HDD or SSD? SSD can effectively make up for SOME amount of less RAM due to faster swapping, in my experience.

bitwize 35 minutes ago | parent [-]

2015 laptop, spinning rust. Nevertheless, it was at least somewhat acceptable at purchase, but crapware installed with successive system updates brought it to a standstill. An SSD might've helped, but not by much. I wiped it and put Kubuntu on it to give to my wife, for whom it ran acceptably. She gave it back when she got a shiny new MacBook Air.

hulitu an hour ago | parent | prev [-]

> Most people run Windows just fine on cheap laptops with 4GB of RAM.

Windows 7. Windows 10 eats about 6GB (custom IoT with a lot of things disabled).

Neo is a parody of a computer.

johnebgd an hour ago | parent | next [-]

Neo is powered by a fast and battery-friendly chip. It's definitely not a novelty any more than Chromebooks or Windows 11 notebooks with integrated graphics have been.

monegator 32 minutes ago | parent | prev [-]

lolwut?

check your install mate

conradev 3 hours ago | parent | prev | next [-]

VMWare Fusion is free, even if it is a pain in the butt to download. It also has GPU paravirtualization for Linux/Windows which is the only reason I use a proprietary VMM on macOS these days.

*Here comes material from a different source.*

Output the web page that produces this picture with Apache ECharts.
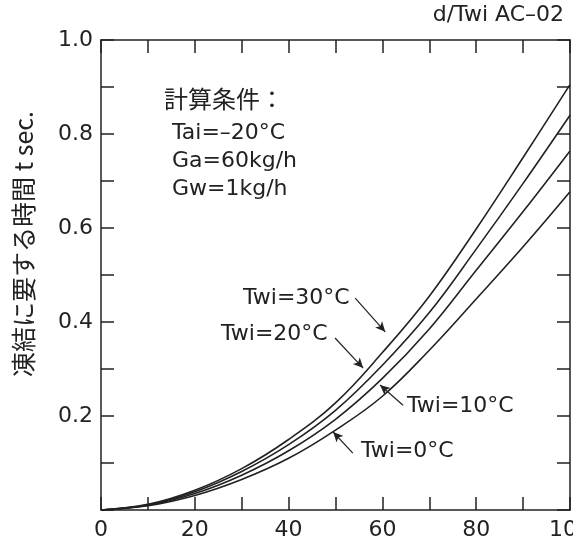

spullara 3 hours ago | parent | next [-]

You can also use UTM to run Windows for free and it is open source.

https://mac.getutm.app

LoganDark 2 hours ago | parent [-]

Last I checked UTM doesn't have GPU acceleration. Parallels' proprietary GPU driver is the only reason to pay for it.

fragmede 2 hours ago | parent | prev [-]

http://tart.run works great for running macOS (and Linux) VMs on macOS if you're technical. It's free for non-commercial uses too! (Don't think there's GPU acceleration tho).

Asmod4n 3 hours ago | parent | prev [-]

Apple already sells that, it’s called MacBook Air.